訪日外国人に受診を推奨する「ジャパン・インターナショナル・ホスピタルズ」(JIH)の第一弾として、全国で28病院が選ばれた。13病院と最多の東京都では、大学や研究センターの病院が半数超を占めるが、民間の病院なども名を連ねている。病院側が外国人患者への対応を進める背景には何があるのか―。独立行政法人地域医療機能推進機構(JCHO)が運営する東京高輪病院(港区)を取材した。【敦賀陽平】
都によると、1月1日現在、東京の在留外国人の数は48万6346人。これを国・地域別で見ると、中国が38%とトップで、次いで韓国(18%)、フィリピン、ベトナム(いずれも6%)などと続く。こうした傾向は23区全体でも変わらないが、港区に限ると、米国の割合が10ポイント以上高くなる=グラフ=。

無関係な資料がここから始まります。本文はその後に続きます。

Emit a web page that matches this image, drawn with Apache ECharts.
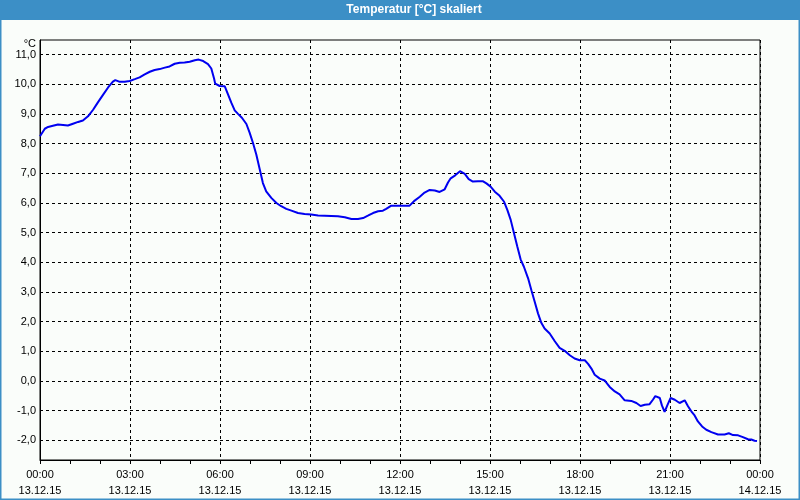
<!DOCTYPE html>
<html>
<head>
<meta charset="utf-8">
<script src="https://cdn.jsdelivr.net/npm/echarts@6/dist/echarts.min.js"></script>
<style>
html,body{margin:0;padding:0;background:#fafdfa;}
#chart{width:800px;height:500px;}
</style>
</head>
<body>
<div id="chart"></div>
<script>
var titleText = "Temperatur [°C] skaliert";
var unitLabel = "°C";
// time in hours since 13.12.15 00:00
var hours = [0.00,0.16,0.27,0.43,0.60,0.77,0.93,1.10,1.27,1.43,1.60,1.77,1.93,2.10,2.27,2.43,2.51,2.66,2.82,2.99,3.16,3.32,3.49,3.66,3.82,3.99,4.16,4.32,4.49,4.66,4.82,4.99,5.16,5.29,5.44,5.60,5.71,5.80,5.84,5.99,
  6.16,6.27,6.38,6.49,6.60,6.73,6.88,6.99,7.10,7.21,7.32,7.43,7.54,7.71,7.88,8.04,8.21,8.38,8.60,8.82,9.04,9.27,9.49,9.71,9.93,10.16,10.38,10.60,10.77,10.93,11.10,11.27,11.43,11.54,11.71,11.88,12.02,
  12.32,12.49,12.66,12.82,12.99,13.16,13.32,13.49,13.60,13.69,13.84,14.00,14.16,14.29,14.43,14.60,14.77,14.88,15.02,15.16,15.32,15.47,15.58,15.69,15.80,15.91,16.02,16.13,16.27,16.38,16.49,16.60,16.71,16.82,16.99,17.16,17.32,17.49,17.66,17.82,17.99,
  18.16,18.27,18.38,18.49,18.66,18.82,18.99,19.16,19.32,19.49,19.71,19.88,20.02,20.16,20.32,20.43,20.51,20.66,20.73,20.82,20.91,21.02,21.16,21.32,21.49,21.60,21.71,21.82,21.93,22.07,22.21,22.38,22.60,22.82,22.96,23.10,23.27,23.43,23.60,23.71,23.82,23.90];
var temps = [8.25,8.50,8.56,8.60,8.64,8.63,8.61,8.67,8.73,8.78,8.92,9.14,9.39,9.64,9.89,10.09,10.14,10.08,10.08,10.11,10.17,10.23,10.33,10.42,10.48,10.51,10.56,10.60,10.69,10.72,10.73,10.76,10.81,10.83,10.78,10.68,10.53,10.20,10.02,9.94,
  9.93,9.65,9.37,9.12,9.00,8.87,8.66,8.36,8.02,7.63,7.15,6.67,6.39,6.17,6.00,5.89,5.80,5.74,5.66,5.63,5.61,5.58,5.57,5.56,5.55,5.52,5.46,5.46,5.49,5.57,5.66,5.72,5.74,5.80,5.91,5.91,5.91,
  5.91,6.08,6.21,6.35,6.44,6.42,6.37,6.46,6.69,6.83,6.93,7.07,6.98,6.80,6.72,6.73,6.73,6.66,6.55,6.38,6.24,6.04,5.76,5.43,4.98,4.53,4.10,3.85,3.46,3.06,2.67,2.28,1.96,1.77,1.60,1.34,1.12,1.02,0.87,0.76,0.70,
  0.70,0.58,0.42,0.21,0.08,0.02,-0.20,-0.35,-0.45,-0.65,-0.67,-0.74,-0.84,-0.80,-0.78,-0.63,-0.51,-0.57,-0.82,-1.04,-0.82,-0.57,-0.63,-0.74,-0.65,-0.85,-1.02,-1.16,-1.36,-1.53,-1.64,-1.72,-1.80,-1.80,-1.76,-1.82,-1.83,-1.89,-1.96,-1.97,-2.01,-2.02];
var xTickTimes = ["00:00","03:00","06:00","09:00","12:00","15:00","18:00","21:00","00:00"];
var xTickDates = ["13.12.15","13.12.15","13.12.15","13.12.15","13.12.15","13.12.15","13.12.15","13.12.15","14.12.15"];
var yTicks = [-2,-1,0,1,2,3,4,5,6,7,8,9,10,11];
var yTickLabels = ["-2,0","-1,0","0,0","1,0","2,0","3,0","4,0","5,0","6,0","7,0","8,0","9,0","10,0","11,0"];

var data = hours.map(function(h,i){return [h,temps[i]];});
var chart = echarts.init(document.getElementById('chart'), null, {renderer:'canvas'});
var FONT = "'Liberation Sans', Arial, sans-serif";
var option = {
  animation:false,
  backgroundColor:'#fafdfa',
  graphic:[
    {type:'rect', shape:{x:0,y:0,width:800,height:20}, style:{fill:'#3c8fc6'}, silent:true},
    {type:'rect', shape:{x:0.5,y:0.5,width:799,height:499}, style:{fill:null,stroke:'#3c8fc6',lineWidth:2}, silent:true},
    {type:'text', x:414, y:10, style:{text:titleText, fill:'#ffffff', font:'bold 12px '+FONT, align:'center', verticalAlign:'middle'}, silent:true}
  ],
  grid:{left:40,right:40,top:40,bottom:40,show:true,borderColor:'#000',borderWidth:1,backgroundColor:'transparent'},
  xAxis:{
    type:'value', min:0, max:24, interval:3,
    axisLine:{show:true,onZero:false,lineStyle:{color:'#000',width:1}},
    axisTick:{show:true,length:4,inside:false,lineStyle:{color:'#000'}},
    minorTick:{show:true,splitNumber:3,length:4,lineStyle:{color:'#000'}},
    splitLine:{show:true,lineStyle:{color:'#000',type:[3,3],width:1}},
    axisLabel:{margin:7,color:'#000',fontSize:11,fontFamily:FONT,lineHeight:16,
      formatter:function(v){var i=Math.round(v/3);return xTickTimes[i]+'\n'+xTickDates[i];}}
  },
  yAxis:{
    type:'value', min:-2.66, max:11.49,
    name:unitLabel, nameLocation:'end', nameGap:0,
    nameTextStyle:{color:'#000',fontSize:11,fontFamily:FONT,align:'right',verticalAlign:'top',padding:[1,4,0,0]},
    axisLine:{show:true,onZero:false,lineStyle:{color:'#000',width:1}},
    axisTick:{show:false,customValues:yTicks},
    splitLine:{show:true,lineStyle:{color:'#000',type:[3,3],width:1}},
    axisLabel:{margin:4,color:'#000',fontSize:11,fontFamily:FONT,customValues:yTicks,
      formatter:function(v){var i=yTicks.indexOf(Math.round(v));return i>=0?yTickLabels[i]:'';}}
  },
  series:[{
    type:'line', data:data, showSymbol:false, symbol:'none',
    lineStyle:{color:'#0000f0',width:2}, clip:true
  }]
};
chart.setOption(option);
</script>
</body>
</html>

実数を見ても、港区在住の米国人の数は3075人と都内で最も多く、東京全体の2割近くを占める。区の担当者は「米国大使館があることや、外資系企業が多いことなどが考えられるが、理由はよく分からない」としているが、東京高輪病院では以前から、英語の通訳が必要な患者の来院が多かったという。
こうした中、同病院は2015年2月、医事課内に「国際係」を立ち上げ、英語と中国語による案内支援を始める。病院周辺にはロシアの通商代表部もあり、ロシア人の来院も多いため、その後、ロシア語に堪能な職員1人を新たに採用し、国際係は同年秋に「国際部」として独立した。
■専門部署の設置、JCHOへの移行も影響
外国人患者の支援に乗り出した理由の一つが、外国人旅行者の増加だ。観光庁が3日に発表した宿泊旅行統計調査の速報値によると、昨年の外国人の宿泊者数は4594万6560人で、現在の調査方法に変わった10年以降、過去最高を更新した。このうち、東京には939万5460人が宿泊しており、この6年間で2.1倍となっている。
東京高輪病院は、品川駅から徒歩10分という好立地にある。羽田空港までのアクセスも良いため、周辺には有名ホテルも建ち並ぶ。外国からの旅行者やビジネスマンの増加に伴い、ホテルの宿泊客の来院も多くなっている。15年2月-昨年12月に来院した外国人患者の国籍は92カ国に上り、年々、国籍の多様化が進んでいるという。
「20年の東京五輪・パラリンピックに向け、外国人のさらなる増加は避けて通れない。これまでは英語が話せる職員でしのいできたが、何か手を打たなければ持たないという話になり、専門の部署を立ち上げることになった」。医事課長を兼任する国際部の島津忠司さんはこう振り返る。